From the Valley Courier (Ruth Heide):
Alamosa hosted the annual Rio Grande Compact Commission meeting, which rotates among the states of Colorado, New Mexico and Texas.
Although the states are currently involved in litigation over compact administration, pending lawsuits were hardly mentioned during the meeting, and state engineers said they hoped the states could resolve their differences.
In January, Texas filed suit against New Mexico over Rio Grande Compact disputes, with Colorado caught in the middle since it is part of the compact.
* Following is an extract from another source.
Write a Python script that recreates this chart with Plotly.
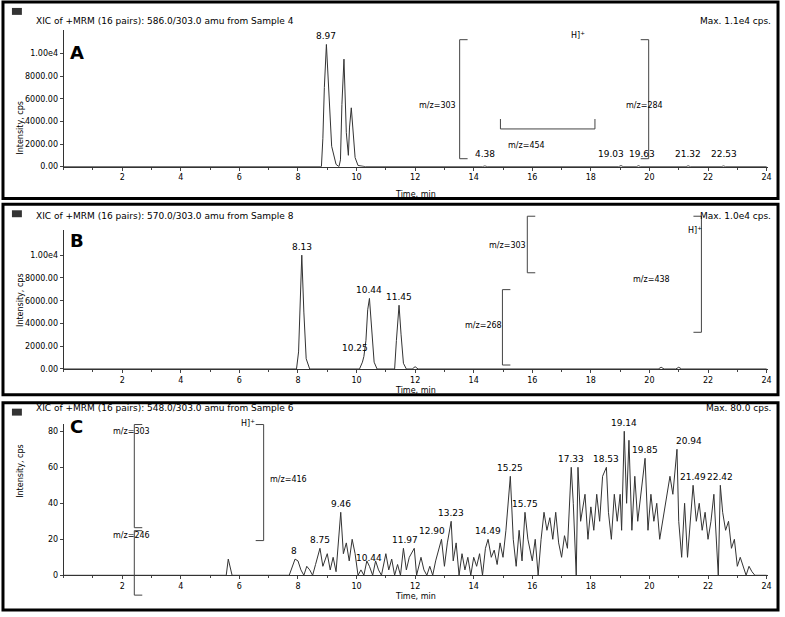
import plotly.graph_objects as go

W, H = 785, 617
# Panel A data
a_t = [0, 14.3, 14.38, 14.46, 8.8, 8.85, 8.9, 8.97, 9.05, 9.15, 9.3, 9.4, 9.45, 9.5, 9.57, 9.65, 9.72, 9.76, 9.82, 9.88, 9.95, 10.05, 10.3, 18.95, 19.03, 19.1, 19.55, 19.63, 19.7, 21.25, 21.32, 21.4, 22.45, 22.53, 22.6, 24]
a_y = [0, 0, 60, 0, 0, 2500, 7000, 10800, 6500, 1800, 200, 0, 600, 5500, 9500, 3000, 1000, 3500, 5200, 3000, 800, 100, 0, 0, 90, 0, 0, 80, 0, 0, 70, 0, 0, 60, 0, 0]
a_t, a_y = zip(*sorted(zip(a_t, a_y)))
# (x, y, text, x-shift px)
a_labels = [(8.97, 10800, "8.97", 0), (14.38, 400, "4.38", 0), (18.7, 400, "19.03", 0),
            (19.75, 400, "19.63", 0), (21.32, 400, "21.32", 0), (22.53, 400, "22.53", 0)]

# Panel B data
b_t = [0, 7.95, 8.02, 8.08, 8.13, 8.2, 8.28, 8.4, 10.1, 10.2, 10.25, 10.32, 10.38, 10.44, 10.52, 10.6, 10.7, 11.3, 11.36, 11.45, 11.52, 11.6, 11.7, 11.9, 12.0, 12.1, 20.3, 20.4, 20.5, 20.9, 21.0, 21.1, 24]
b_y = [0, 0, 1500, 6000, 10000, 5000, 900, 0, 0, 600, 1100, 2500, 5200, 6200, 3000, 600, 0, 0, 2500, 5600, 3000, 500, 0, 0, 200, 0, 0, 150, 0, 0, 150, 0, 0]
b_labels = [(8.13, 10000, "8.13", 0), (9.95, 1100, "10.25", 0), (10.44, 6200, "10.44", 0), (11.45, 5600, "11.45", 0)]

# Panel C data
c_t = [0, 5.55, 5.62, 5.68, 5.75, 7.7, 7.8, 7.9, 8.0, 8.1, 8.2, 8.3, 8.4, 8.5, 8.6, 8.75, 8.85, 9.0, 9.1, 9.2, 9.3, 9.46, 9.55, 9.65, 9.75, 9.85, 9.95, 10.05, 10.15, 10.25, 10.35, 10.44, 10.55, 10.65, 10.75, 10.85, 11.0, 11.1, 11.2, 11.3, 11.4, 11.5, 11.6, 11.7, 11.8, 11.97, 12.05, 12.2, 12.3, 12.4, 12.5, 12.6, 12.7, 12.9, 13.0, 13.1, 13.23, 13.3, 13.4, 13.5, 13.6, 13.7, 13.8, 13.9, 14.0, 14.1, 14.2, 14.3, 14.4, 14.49, 14.6, 14.7, 14.8, 14.9, 15.0, 15.1, 15.25, 15.35, 15.45, 15.55, 15.65, 15.75, 15.85, 16.0, 16.1, 16.2, 16.3, 16.4, 16.5, 16.6, 16.7, 16.8, 16.9, 17.0, 17.1, 17.2, 17.33, 17.4, 17.5, 17.56, 17.65, 17.8, 17.9, 18.0, 18.1, 18.2, 18.3, 18.4, 18.53, 18.6, 18.7, 18.8, 18.9, 19.0, 19.05, 19.14, 19.22, 19.3, 19.4, 19.5, 19.6, 19.7, 19.85, 19.95, 20.05, 20.15, 20.25, 20.35, 20.5, 20.6, 20.7, 20.8, 20.94, 21.0, 21.1, 21.2, 21.3, 21.49, 21.6, 21.7, 21.8, 21.9, 22.0, 22.1, 22.2, 22.35, 22.42, 22.5, 22.6, 22.7, 22.8, 22.9, 23.0, 23.1, 23.2, 23.3, 23.4, 23.5, 23.6, 24]
c_y = [0, 0, 9, 5, 0, 0, 5, 9, 8, 3, 0, 5, 3, 0, 6, 15, 5, 12, 3, 10, 2, 35, 12, 18, 8, 20, 12, 0, 3, 0, 8, 5, 0, 8, 3, 0, 12, 3, 9, 0, 6, 0, 15, 3, 10, 15, 0, 10, 3, 0, 5, 0, 8, 20, 5, 18, 30, 8, 18, 0, 12, 3, 10, 0, 10, 5, 12, 0, 15, 20, 10, 14, 6, 18, 10, 25, 55, 20, 5, 25, 8, 35, 20, 8, 20, 0, 20, 35, 25, 32, 20, 35, 18, 10, 22, 15, 60, 40, 0, 60, 30, 45, 20, 38, 25, 45, 30, 55, 60, 35, 20, 45, 30, 45, 25, 80, 40, 75, 25, 55, 30, 45, 65, 25, 45, 30, 40, 20, 35, 45, 55, 45, 70, 30, 10, 40, 10, 50, 30, 40, 25, 35, 20, 30, 45, 0, 50, 35, 25, 30, 15, 20, 5, 10, 5, 0, 5, 2, 0, 0]
c_labels = [(8.0, 9, "8", -4), (8.75, 15, "8.75", 0), (9.46, 35, "9.46", 0), (10.44, 5, "10.44", 0),
            (11.8, 15, "11.97", -4), (12.7, 20, "12.90", -4), (13.23, 30, "13.23", 0), (14.49, 20, "14.49", 0),
            (15.25, 55, "15.25", 0), (15.75, 35, "15.75", 0), (17.33, 60, "17.33", 0), (18.53, 60, "18.53", 0),
            (19.14, 80, "19.14", 0), (19.85, 65, "19.85", 0), (20.94, 70, "20.94", 12), (21.49, 50, "21.49", 0),
            (22.42, 50, "22.42", 0)]

titles = ["XIC of +MRM (16 pairs): 586.0/303.0 amu from Sample 4",
          "XIC of +MRM (16 pairs): 570.0/303.0 amu from Sample 8",
          "XIC of +MRM (16 pairs): 548.0/303.0 amu from Sample 6"]
maxes = ["Max. 1.1e4 cps.", "Max. 1.0e4 cps.", "Max. 80.0 cps."]
letters = ["A", "B", "C"]
x_ticks = [2, 4, 6, 8, 10, 12, 14, 16, 18, 20, 22, 24]
ab_yticks = [0, 2000, 4000, 6000, 8000, 10000]
ab_ytext = ["0.00", "2000.00", "4000.00", "6000.00", "8000.00", "1.00e4"]
c_yticks = [0, 20, 40, 60, 80]

def py(p):
    return 1 - p / H

def px(p):
    return p / W

FONT = "DejaVu Sans"
TXT = dict(family=FONT, color="black")
panels = [  # frame top, bottom, plot top, plot bottom, y max, letter offset, time-label offset
    (2, 200, 30, 168, 12100, 10, 22),
    (206, 398, 232, 372, 12200, 10, 22),
    (406, 615, 427, 580, 84.3, 16, 28),
]
fig = go.Figure()
data = [(a_t, a_y, a_labels), (b_t, b_y, b_labels), (c_t, c_y, c_labels)]
shapes, anns = [], []
for i, ((ft, fb, pt, pb, ymax, lo, to), (t, y, labs)) in enumerate(zip(panels, data)):
    n = "" if i == 0 else str(i + 1)
    fig.add_trace(go.Scatter(x=list(t), y=list(y), mode="lines", line=dict(color="#333", width=1),
                             xaxis="x" + n, yaxis="y" + n, showlegend=False, hoverinfo="skip"))
    fig.update_layout(**{
        "xaxis" + n: dict(domain=[px(64), px(772)], range=[0, 24.05], tickvals=x_ticks,
                          ticks="outside", ticklen=3, showgrid=False, zeroline=False, showline=True,
                          linecolor="#333", anchor="y" + n, tickfont=dict(size=8, **TXT),
                          minor=dict(dtick=1, ticks="outside", ticklen=2)),
        "yaxis" + n: dict(domain=[py(pb), py(pt)], range=[0, ymax],
                          tickvals=ab_yticks if i < 2 else c_yticks,
                          ticktext=ab_ytext if i < 2 else None,
                          ticks="outside", ticklen=3, showgrid=False, zeroline=False, showline=True,
                          linecolor="#333", anchor="x" + n, tickfont=dict(size=8, **TXT)),
    })
    shapes.append(dict(type="rect", xref="paper", yref="paper", x0=px(3), x1=px(782),
                       y0=py(fb), y1=py(ft), line=dict(color="black", width=3)))
    shapes.append(dict(type="rect", xref="paper", yref="paper", x0=px(12), x1=px(22),
                       y0=py(ft + 13), y1=py(ft + 6), fillcolor="#333", line=dict(width=0)))
    anns.append(dict(xref="paper", yref="paper", x=px(34), y=py(ft + 12), text=titles[i],
                     showarrow=False, xanchor="left", font=dict(size=9, **TXT)))
    anns.append(dict(xref="paper", yref="paper", x=px(777), y=py(ft + 12), text=maxes[i],
                     showarrow=False, xanchor="right", font=dict(size=9, **TXT)))
    anns.append(dict(xref="paper", yref="paper", x=px(68), y=py(pt + lo), text="<b>" + letters[i] + "</b>",
                     showarrow=False, xanchor="left", font=dict(size=18, **TXT)))
    anns.append(dict(xref="paper", yref="paper", x=px(14), y=(py(pt) + py(pb)) / 2, text="Intensity, cps",
                     showarrow=False, textangle=-90, font=dict(size=8, **TXT)))
    anns.append(dict(xref="paper", yref="paper", x=px(418), y=py(pb + to), text="Time, min",
                     showarrow=False, font=dict(size=8, **TXT)))
    for (lx, ly, lt, sh) in labs:
        anns.append(dict(xref="x" + n, yref="y" + n, x=lx, y=ly, text=lt, showarrow=False,
                         yanchor="bottom", yshift=1, xshift=sh, font=dict(size=9, **TXT)))

# structure annotations (m/z labels)
mz = [(440, 100, "m/z=303"), (668, 100, "m/z=284"), (550, 140, "m/z=454"), (590, 28, "H]<sup>+</sup>"),
      (510, 248, "m/z=303"), (675, 282, "m/z=438"), (486, 328, "m/z=268"), (708, 232, "H]<sup>+</sup>"),
      (112, 442, "m/z=303"), (290, 490, "m/z=416"), (112, 546, "m/z=246"), (240, 434, "H]<sup>+</sup>")]
for (x, y, t) in mz:
    anns.append(dict(xref="paper", yref="paper", x=px(x), y=py(y), text=t, showarrow=False,
                     font=dict(size=8, **TXT)))
brackets = [(462, 40, 470, 160), (652, 40, 644, 160), (530, 218, 538, 275), (705, 218, 697, 335),
            (505, 292, 513, 368), (135, 428, 143, 532), (265, 428, 257, 545), (135, 535, 143, 600)]
for (x0, y0, x1, y1) in brackets:
    shapes.append(dict(type="path", xref="paper", yref="paper",
                       path=f"M {px(x1)},{py(y0)} L {px(x0)},{py(y0)} L {px(x0)},{py(y1)} L {px(x1)},{py(y1)}",
                       line=dict(color="#444", width=1)))
shapes.append(dict(type="path", xref="paper", yref="paper",
                   path=f"M {px(503)},{py(120)} L {px(503)},{py(130)} L {px(598)},{py(130)} L {px(598)},{py(120)}",
                   line=dict(color="#444", width=1)))

fig.update_layout(width=W, height=H, margin=dict(l=0, r=0, t=0, b=0), plot_bgcolor="white",
                  paper_bgcolor="white", shapes=shapes, annotations=anns)
fig.write_html("out.html", config={"displayModeBar": False},
               post_script="document.body.style.margin='0';document.body.style.overflow='hidden';")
The suit alleged New Mexico was not delivering to Texas the water owed that state under the compact.
“I am just hoping the three states and the commission continue to endeavor to work in a cooperative way,” said Dick Wolfe, compact commissioner for Colorado and the state water engineer.
Scott Verhines, Wolfe’s counterpart in New Mexico, said, “My mantra has been let’s try to solve and not fight … It behooves all of us to look for an opportunity to solve rather than fight.”
Pat Gordon, Texas’ compact commissioner and state engineer, said although he could not elaborate on all of the litigation issues, he agreed with Wolfe’s desire “that hopefully we can resolve all these issues.”
He said, “Water would solve a lot of issues.”
That seemed to be the consensus of all three states, which are entering yet another substandard water year.
“This is our fifth year in a row, consecutive year in a row, of below average conditions,” Commissioner Wolfe said. “We are seeing some pretty sustained below average conditions which certainly makes it difficult not only for users in Colorado but our downstream states as well.”
He said in the last 10-12 years, there have only been two or three years above the long-term average.
Wolfe reminded the water commissioners that 2012 experienced below average flows on the Rio Grande and Conejos River systems, with the Rio Grande producing 65 percent of average and the Conejos system 56 percent. He said 2013 will continue in a similar fashion but may be slightly better than last year. The March 1 forecast predicted 70 percent of average flows on the Rio Grande and 69 percent on the Conejos system, he reported.